The immediate issue for Runcie, however, is calming the widespread anger and frustration among the district’s teachers. At the urging of Gov. Rick Scott, state lawmakers approved $480 million in teacher raises earlier this year, but neither Broward nor Miami-Dade have yet paid out those raises — both districts are still negotiating the terms with their respective teachers’ unions.
In Broward, high school teachers have their own separate grievance: starting last year, Runcie forced high schools to adopt a uniform seven-period class schedule. The change was designed to reduce class sizes, but it also meant that many teachers had to teach an additional class, without any extra pay.

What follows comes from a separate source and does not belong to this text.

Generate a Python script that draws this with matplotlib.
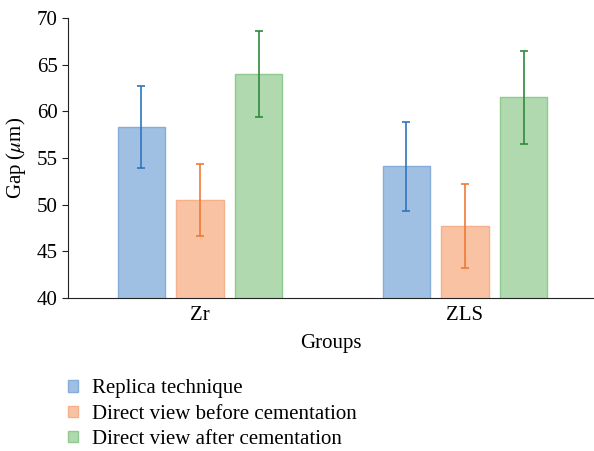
import numpy as np
import matplotlib.pyplot as plt

plt.rcParams['font.family'] = ['Liberation Serif', 'DejaVu Serif']
plt.rcParams['mathtext.fontset'] = 'stix'

# data
groups = ['Zr', 'ZLS']
series = ['Replica technique', 'Direct view before cementation', 'Direct view after cementation']
means = [[58.3, 54.1],
         [50.5, 47.7],
         [64.0, 61.5]]
errs = [[4.4, 4.8],
        [3.9, 4.5],
        [4.6, 5.0]]

face = ['#a0c0e3', '#f9c3a3', '#b0d9b0']
edge = ['#86acd8', '#f5b08c', '#8fcb90']
ecol = ['#2e75c0', '#ee7a35', '#2f8a3c']

fig = plt.figure(figsize=(5.94, 4.51), dpi=100)
ax = fig.add_axes([68/594, 1-298/451, 1-68/594, 280/451])

x = np.arange(len(groups))
w = 0.178
off = 0.221
for i in range(3):
    ax.bar(x + (i-1)*off, means[i], w, yerr=errs[i], color=face[i], edgecolor=edge[i],
           linewidth=1, error_kw=dict(ecolor=ecol[i], elinewidth=1.2, capsize=3, capthick=1.2),
           label=series[i], zorder=2)

ax.set_ylim(40, 70)
ax.set_yticks(range(40, 71, 5))
ax.set_xlim(-0.498, 1.487)
ax.set_xticks(x)
ax.set_xticklabels(groups)
ax.tick_params(axis='x', length=0, labelsize=15, pad=6)
ax.tick_params(axis='y', length=4, labelsize=15, color='#222222', direction='out')
ax.spines['top'].set_visible(False)
ax.spines['right'].set_visible(False)
ax.spines['left'].set_color('#222222')
ax.spines['bottom'].set_color('#222222')
ax.set_ylabel(r'Gap ($\mu$m)', fontsize=15, labelpad=6)
ax.set_xlabel('Groups', fontsize=15, labelpad=6)

fig.legend(loc='upper left', bbox_to_anchor=(60/594, 1-371/451), frameon=False,
           fontsize=15, handlelength=0.45, handleheight=0.45, handletextpad=0.7,
           labelspacing=0.3, borderaxespad=0)

fig.savefig('out.png', dpi=100)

The Broward Teachers Union fought the issue in arbitration and won, so the district now must pay its teachers $20 million in back pay. But just like with the state-funded raises, there’s no clear timetable for when this additional money will show up in teachers’ paychecks. Teachers are growing impatient.
And even if those contract disputes are eventually settled, there are still the lingering effects from teacher pay being frozen for several years during the recession.
Hawkes Bluff Elementary teacher Maria de la Nuez, in her 24th year on the job, had to hold back tears as she complained to Runcie that those salary freezes have cumulatively cost her about $61,000 in decreased wages. She spoke about her oldest son’s desire to attend Florida State University, and how she had to tell him that going away for college was simply beyond the family’s means.
“I feel very helpless,” de la Nuez told Runcie. “I want to be able to afford for them to go away.”
Runcie, in his response, said he supported paying teachers more, and that Florida and the nation need to increase their investment in teachers. But there were no specific dollar-amount promises, and de la Nuez walked away disappointed.
“What did he say that you could say, ‘Oh wow!’ That you could hold him to?” de la Nuez said. “Nothing. I’m sorry, I feel like it was more political than anything else.”